---------- RECORDED DATA
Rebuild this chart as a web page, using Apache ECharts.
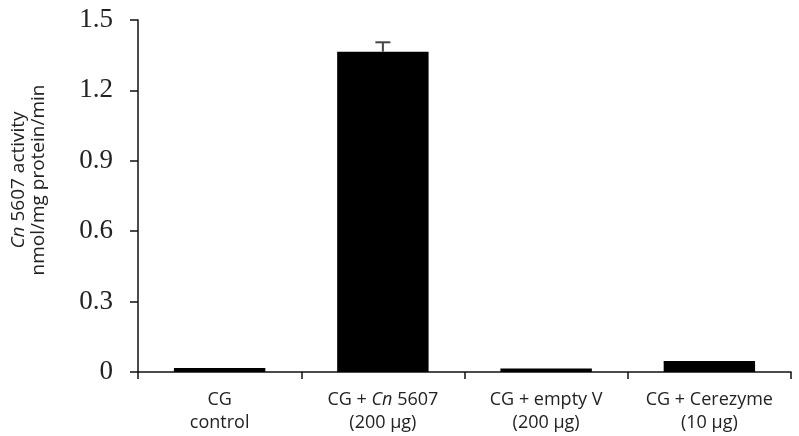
<!DOCTYPE html>
<html>
<head>
<meta charset="utf-8">
<script src="https://cdn.jsdelivr.net/npm/echarts@6/dist/echarts.min.js"></script>
<style>
  html, body { margin: 0; padding: 0; background: #fff; }
  #chart { width: 799px; height: 436px; }
</style>
</head>
<body>
<div id="chart"></div>
<script>
var groupLabels = ['CG\ncontrol', 'CG + {i|Cn} 5607\n(200 µg)', 'CG + empty V\n(200 µg)', 'CG + Cerezyme\n(10 µg)'];
var activity = [0.017, 1.365, 0.015, 0.047];
var activityErr = [0, 0.04, 0, 0];
var yTicks = [0, 0.3, 0.6, 0.9, 1.2, 1.5];

var chartDom = document.getElementById('chart');
var chart = echarts.init(chartDom);

var sans = '"Open Sans", "Noto Sans", sans-serif';
var serif = '"Liberation Serif", "DejaVu Serif", serif';

// error bar: only the upper whisker shows above the bar
var errData = [];
for (var i = 0; i < activity.length; i++) {
  errData.push([i, activity[i], activity[i] + activityErr[i]]);
}

var option = {
  animation: false,
  grid: { left: 138, right: 8, top: 20, bottom: 64, containLabel: false, outerBoundsMode: 'none' },
  xAxis: {
    type: 'category',
    data: groupLabels,
    axisLine: { lineStyle: { color: '#111', width: 1.5 } },
    axisTick: { show: true, length: 7, lineStyle: { color: '#111', width: 1.5 } },
    axisLabel: {
      interval: 0,
      margin: 16,
      color: '#222',
      fontFamily: sans,
      fontSize: 18,
      lineHeight: 23,
      rich: {
        i: { fontStyle: 'italic', fontFamily: sans, fontSize: 18, color: '#222', lineHeight: 23 }
      }
    }
  },
  yAxis: {
    type: 'value',
    min: 0,
    max: 1.5,
    interval: 0.3,
    splitLine: { show: false },
    axisLine: { show: true, lineStyle: { color: '#111', width: 1.5 } },
    axisTick: { show: true, length: 8, lineStyle: { color: '#111', width: 1.5 } },
    axisLabel: {
      margin: 25,
      color: '#222',
      fontFamily: serif,
      fontSize: 27,
      formatter: function (v) {
        var t = yTicks.filter(function (x) { return Math.abs(x - v) < 1e-9; });
        return t.length ? String(t[0]) : '';
      }
    },
    name: '{i|Cn} 5607 activity\nnmol/mg protein/min',
    nameLocation: 'middle',
    nameGap: 89,
    nameRotate: 90,
    nameTextStyle: {
      color: '#222',
      fontFamily: sans,
      fontSize: 19,
      lineHeight: 20,
      padding: [0, 0, 0, 32],
      rich: {
        i: { fontStyle: 'italic', fontFamily: sans, fontSize: 19, color: '#222', lineHeight: 20 }
      }
    }
  },
  series: [
    {
      type: 'bar',
      data: activity,
      barWidth: '56%',
      itemStyle: { color: '#000' }
    },
    {
      type: 'custom',
      data: errData,
      z: 3,
      renderItem: function (params, api) {
        var x = api.value(0);
        var lo = api.coord([x, api.value(1)]);
        var hi = api.coord([x, api.value(2)]);
        if (Math.abs(lo[1] - hi[1]) < 0.5) return null;
        var half = 7.5;
        return {
          type: 'group',
          children: [
            { type: 'line', shape: { x1: lo[0], y1: lo[1], x2: hi[0], y2: hi[1] }, style: { stroke: '#444', lineWidth: 2 } },
            { type: 'line', shape: { x1: hi[0] - half, y1: hi[1], x2: hi[0] + half, y2: hi[1] }, style: { stroke: '#444', lineWidth: 2 } }
          ]
        };
      }
    }
  ]
};

chart.setOption(option);
</script>
</body>
</html>
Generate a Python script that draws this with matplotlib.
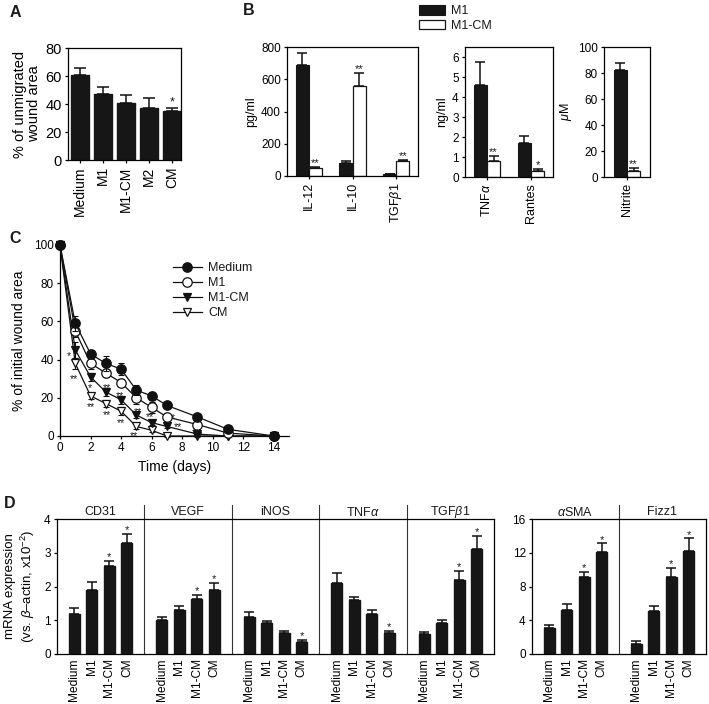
import numpy as np
import matplotlib
matplotlib.use('Agg')
import matplotlib.pyplot as plt
from matplotlib.patches import Patch

plt.rcParams['font.family'] = ['Liberation Sans', 'DejaVu Sans']
plt.rcParams['mathtext.fontset'] = 'custom'
plt.rcParams['mathtext.rm'] = 'Liberation Sans'
plt.rcParams['mathtext.it'] = 'Liberation Sans:italic'
plt.rcParams['axes.linewidth'] = 0.9
plt.rcParams['xtick.major.width'] = 0.9
plt.rcParams['ytick.major.width'] = 0.9
plt.rcParams['xtick.major.size'] = 2.5
plt.rcParams['ytick.major.size'] = 2.5
plt.rcParams['xtick.major.pad'] = 2
plt.rcParams['ytick.major.pad'] = 2
plt.rcParams['text.color'] = '#1a1a1a'

# ==== DATA ====
# panel A
a_groups = ['Medium', 'M1', 'M1-CM', 'M2', 'CM']
a_vals = [61, 47.5, 40.5, 37.5, 35]
a_err = [5, 4.5, 6, 6.5, 2.5]
a_sig = ['', '', '', '', '*']

# panel B
b1_labels = ['IL-12', 'IL-10', r'TGF$\beta$1']
b1_m1 = [690, 80, 10]
b1_m1_err = [70, 10, 3]
b1_cm = [50, 560, 90]
b1_cm_err = [8, 80, 12]
b1_sig = ['**', '**', '**']

b2_labels = [r'TNF$\alpha$', 'Rantes']
b2_m1 = [4.6, 1.7]
b2_m1_err = [1.15, 0.35]
b2_cm = [0.8, 0.3]
b2_cm_err = [0.25, 0.12]
b2_sig = ['**', '*']

b3_labels = ['Nitrite']
b3_m1 = [82]
b3_m1_err = [6]
b3_cm = [5]
b3_cm_err = [2]
b3_sig = ['**']

# panel C
c_days = [0, 1, 2, 3, 4, 5, 6, 7, 9, 11, 14]
c_medium = [100, 59, 43, 38, 35, 24, 21, 16, 10, 3.5, 0]
c_medium_err = [0, 4, 2, 4, 3, 2.5, 2, 1, 1, 1, 0]
c_m1 = [100, 55, 38, 33, 28, 20, 15, 10, 6, 1.5, 0]
c_m1_err = [0, 3, 3, 2, 2, 3, 3, 1, 1, 1, 0]
c_m1cm = [100, 45, 31, 23, 19, 11, 7, 5, 1, 0, 0]
c_m1cm_err = [0, 4, 2, 2, 2, 1.5, 1.5, 1, 0.5, 0.5, 0]
c_cm = [100, 38, 21, 17, 13, 5, 3, 0, 0, 0, 0]
c_cm_err = [0, 3, 1.5, 2, 2, 1.5, 1, 0.5, 0.5, 0.5, 0]
# significance stars: (day, % level, text)
c_stars = [(0.55, 42, '*'), (0.9, 30, '**'), (1.95, 25, '*'), (2.0, 15, '**'),
           (3.05, 25, '**'), (3.05, 11, '**'), (3.95, 21, '**'), (4.0, 7, '**'),
           (5.1, 12.5, '**'), (4.85, 0, '**'), (5.9, 10, '**'), (7.4, 9.5, '*'),
           (7.7, 4.5, '**'), (8.9, 1.5, '**')]

# panel D
d_groups = ['Medium', 'M1', 'M1-CM', 'CM']
d_left_genes = ['CD31', 'VEGF', 'iNOS', r'TNF$\alpha$', r'TGF$\beta$1']
d_left_vals = [[1.2, 1.9, 2.6, 3.3],
               [1.02, 1.3, 1.62, 1.9],
               [1.1, 0.92, 0.62, 0.36],
               [2.1, 1.6, 1.2, 0.61],
               [0.6, 0.92, 2.2, 3.1]]
d_left_err = [[0.15, 0.22, 0.15, 0.25],
              [0.08, 0.12, 0.13, 0.2],
              [0.13, 0.07, 0.07, 0.06],
              [0.3, 0.1, 0.1, 0.07],
              [0.05, 0.1, 0.27, 0.4]]
d_left_sig = [['', '', '*', '*'], ['', '', '*', '*'], ['', '', '', '*'],
              ['', '', '', '*'], ['', '', '*', '*']]
d_right_genes = [r'$\alpha$SMA', 'Fizz1']
d_right_vals = [[3.1, 5.2, 9.1, 12.1],
                [1.2, 5.1, 9.1, 12.2]]
d_right_err = [[0.3, 0.7, 0.6, 1.0],
               [0.3, 0.6, 1.1, 1.5]]
d_right_sig = [['', '', '*', '*'], ['', '', '*', '*']]
# ==============

W, H = 709, 704
fig = plt.figure(figsize=(W / 100, H / 100), dpi=100)


def ax_px(l, t, r, b):
    return fig.add_axes([l / W, 1 - b / H, (r - l) / W, (b - t) / H])


def stars(ax, xs, tops, sig, fs=8):
    for x, y, s in zip(xs, tops, sig):
        if s:
            ax.annotate(s, (x, y), xytext=(0, -1), textcoords='offset points',
                        ha='center', va='bottom', fontsize=fs)


def up_err(ax, xs, vals, err, cap=4):
    ax.errorbar(xs, vals, yerr=[np.zeros(len(err)), err], fmt='none',
                ecolor='#111111', elinewidth=1.1, capsize=cap, capthick=1.1)


# ---- A ----
ax = ax_px(68, 48, 181, 160)
xa = np.arange(len(a_groups))
ax.bar(xa, a_vals, width=0.78, color='#161616', edgecolor='#161616', zorder=2)
up_err(ax, xa, a_vals, a_err, cap=4.5)
stars(ax, xa, np.add(a_vals, a_err), a_sig, fs=9)
ax.set_xlim(-0.52, 4.4)
ax.set_ylim(0, 80)
ax.set_yticks([0, 20, 40, 60, 80])
ax.set_xticks(xa)
ax.set_xticklabels(a_groups, rotation=90, fontsize=10)
ax.tick_params(axis='y', labelsize=10.5)
ax.set_ylabel('% of unmigrated\nwound area', fontsize=10.5, linespacing=1.0, labelpad=3)


# ---- B ----
def pair_panel(ax, labels, m1, m1e, cm, cme, sig, ylim, yticks, ylabel):
    x = np.arange(len(labels))
    w = 0.3
    ax.bar(x - w / 2, m1, width=w, color='#161616', edgecolor='#161616', lw=0.8, zorder=2)
    ax.bar(x + w / 2, cm, width=w, color='white', edgecolor='#161616', lw=0.9, zorder=2)
    up_err(ax, x - w / 2, m1, m1e, cap=3.5)
    up_err(ax, x + w / 2, cm, cme, cap=3.5)
    stars(ax, x + w / 2, np.add(cm, cme), sig, fs=8)
    ax.set_ylim(*ylim)
    ax.set_yticks(yticks)
    ax.set_xticks(x)
    ax.set_xticklabels(labels, rotation=90, fontsize=9)
    ax.tick_params(axis='y', labelsize=8.5)
    ax.set_ylabel(ylabel, fontsize=9, labelpad=3)


ax = ax_px(287, 47, 418, 176)
pair_panel(ax, b1_labels, b1_m1, b1_m1_err, b1_cm, b1_cm_err, b1_sig,
           (0, 800), [0, 200, 400, 600, 800], 'pg/ml')
ax.set_xlim(-0.5, 2.5)

ax = ax_px(465, 47, 553, 177)
pair_panel(ax, b2_labels, b2_m1, b2_m1_err, b2_cm, b2_cm_err, b2_sig,
           (0, 6.5), [0, 1, 2, 3, 4, 5, 6], 'ng/ml')
ax.set_xlim(-0.5, 1.5)

ax = ax_px(604, 47, 650, 177)
pair_panel(ax, b3_labels, b3_m1, b3_m1_err, b3_cm, b3_cm_err, b3_sig,
           (0, 100), [0, 20, 40, 60, 80, 100], r'$\mu$M')
ax.set_xlim(-0.52, 0.52)

fig.legend(handles=[Patch(facecolor='#161616', edgecolor='#161616', lw=0.8),
                    Patch(facecolor='white', edgecolor='#161616', lw=0.9)],
           labels=['M1', 'M1-CM'], loc='upper left',
           bbox_to_anchor=(419 / W, 1 - 5 / H), bbox_transform=fig.transFigure,
           frameon=False, fontsize=9, handlelength=2.1, handleheight=0.8,
           handletextpad=0.5, labelspacing=0.2, borderpad=0, borderaxespad=0)

# ---- C ----
ax = ax_px(60, 245, 289, 436)
series = [(c_medium, c_medium_err, 'o', '#111111', 'Medium', 6.8),
          (c_m1, c_m1_err, 'o', 'white', 'M1', 6.8),
          (c_m1cm, c_m1cm_err, 'v', '#111111', 'M1-CM', 6.2),
          (c_cm, c_cm_err, 'v', 'white', 'CM', 6.2)]
handles = []
for i, (vals, err, mk, fc, name, ms) in enumerate(series):
    z = 10 - 2 * i  # Medium drawn on top where points coincide
    ax.errorbar(c_days, vals, yerr=err, fmt='none', ecolor='#111111',
                elinewidth=0.8, capsize=2.5, capthick=0.8, zorder=z - 1, clip_on=False)
    ln, = ax.plot(c_days, vals, color='#111111', lw=0.9, marker=mk, ms=ms,
                  mfc=fc, mec='#111111', mew=0.9, zorder=z, clip_on=False)
    handles.append(ln)
for d, v, s in c_stars:
    ax.text(d, v, s, ha='center', va='center', fontsize=7.5, zorder=12)
ax.set_xlim(0, 15)
ax.set_ylim(0, 100)
ax.set_xticks(range(0, 15, 2))
ax.set_yticks(range(0, 101, 20))
ax.spines['top'].set_visible(False)
ax.spines['right'].set_visible(False)
ax.tick_params(labelsize=8.5)
ax.set_xlabel('Time (days)', fontsize=10, labelpad=4)
ax.set_ylabel('% of initial wound area', fontsize=10, labelpad=6)
fig.legend(handles=handles, labels=[s[4] for s in series], loc='upper left',
           bbox_to_anchor=(173 / W, 1 - 262 / H), bbox_transform=fig.transFigure,
           frameon=False, fontsize=9, handlelength=2.3, handletextpad=0.5,
           labelspacing=0.25, borderpad=0, borderaxespad=0)


# ---- D ----
def gene_panel(ax, genes, vals, errs, sigs, ytop, yticks):
    xs, labs = [], []
    for k in range(len(genes)):
        x = 5 * k + np.arange(1, 5)
        ax.bar(x, vals[k], width=0.63, color='#161616', edgecolor='#161616', zorder=2)
        up_err(ax, x, vals[k], errs[k], cap=3.5)
        stars(ax, x, np.add(vals[k], errs[k]), sigs[k], fs=8)
        ax.text(5 * k + 2.5, ytop * 1.05, genes[k], ha='center', va='center', fontsize=9)
        if k > 0:
            ax.plot([5 * k, 5 * k], [0, ytop * 1.105], color='#333333', lw=0.8,
                    clip_on=False, zorder=1)
        xs.extend(x)
        labs.extend(d_groups)
    ax.set_xlim(0, 5 * len(genes))
    ax.set_ylim(0, ytop)
    ax.set_yticks(yticks)
    ax.set_xticks(xs)
    ax.set_xticklabels(labs, rotation=90, fontsize=8.6)
    ax.tick_params(axis='x', length=0, pad=3)
    ax.tick_params(axis='y', labelsize=8.5)


ax = ax_px(57, 519, 494, 654)
gene_panel(ax, d_left_genes, d_left_vals, d_left_err, d_left_sig, 4, [0, 1, 2, 3, 4])
ax.set_ylabel('mRNA expression\n' + r'(vs. $\beta$–actin, x10$^{-2}$)',
              fontsize=9.5, linespacing=1.2, labelpad=5)

ax = ax_px(532, 519, 706, 654)
gene_panel(ax, d_right_genes, d_right_vals, d_right_err, d_right_sig, 16, [0, 4, 8, 12, 16])

# panel letters
for lab, x, y in [('A', 10, 5), ('B', 243, 3), ('C', 9, 231), ('D', 4, 496)]:
    fig.text(x / W, 1 - y / H, lab, fontsize=11.5, fontweight='bold', ha='left', va='top')

fig.savefig('out.png', dpi=100)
--------------------
* WHAT THIS TASK INVOLVES
Only the lines between the line with "Generate a Python" and the line with "b3_sig = ['**']", inclusive, should be reproduced, exactly as written and without pictures.

* PROBLEM SOLUTION
Generate a Python script that draws this with matplotlib.
import numpy as np
import matplotlib
matplotlib.use('Agg')
import matplotlib.pyplot as plt
from matplotlib.patches import Patch

plt.rcParams['font.family'] = ['Liberation Sans', 'DejaVu Sans']
plt.rcParams['mathtext.fontset'] = 'custom'
plt.rcParams['mathtext.rm'] = 'Liberation Sans'
plt.rcParams['mathtext.it'] = 'Liberation Sans:italic'
plt.rcParams['axes.linewidth'] = 0.9
plt.rcParams['xtick.major.width'] = 0.9
plt.rcParams['ytick.major.width'] = 0.9
plt.rcParams['xtick.major.size'] = 2.5
plt.rcParams['ytick.major.size'] = 2.5
plt.rcParams['xtick.major.pad'] = 2
plt.rcParams['ytick.major.pad'] = 2
plt.rcParams['text.color'] = '#1a1a1a'

# ==== DATA ====
# panel A
a_groups = ['Medium', 'M1', 'M1-CM', 'M2', 'CM']
a_vals = [61, 47.5, 40.5, 37.5, 35]
a_err = [5, 4.5, 6, 6.5, 2.5]
a_sig = ['', '', '', '', '*']

# panel B
b1_labels = ['IL-12', 'IL-10', r'TGF$\beta$1']
b1_m1 = [690, 80, 10]
b1_m1_err = [70, 10, 3]
b1_cm = [50, 560, 90]
b1_cm_err = [8, 80, 12]
b1_sig = ['**', '**', '**']

b2_labels = [r'TNF$\alpha$', 'Rantes']
b2_m1 = [4.6, 1.7]
b2_m1_err = [1.15, 0.35]
b2_cm = [0.8, 0.3]
b2_cm_err = [0.25, 0.12]
b2_sig = ['**', '*']

b3_labels = ['Nitrite']
b3_m1 = [82]
b3_m1_err = [6]
b3_cm = [5]
b3_cm_err = [2]
b3_sig = ['**']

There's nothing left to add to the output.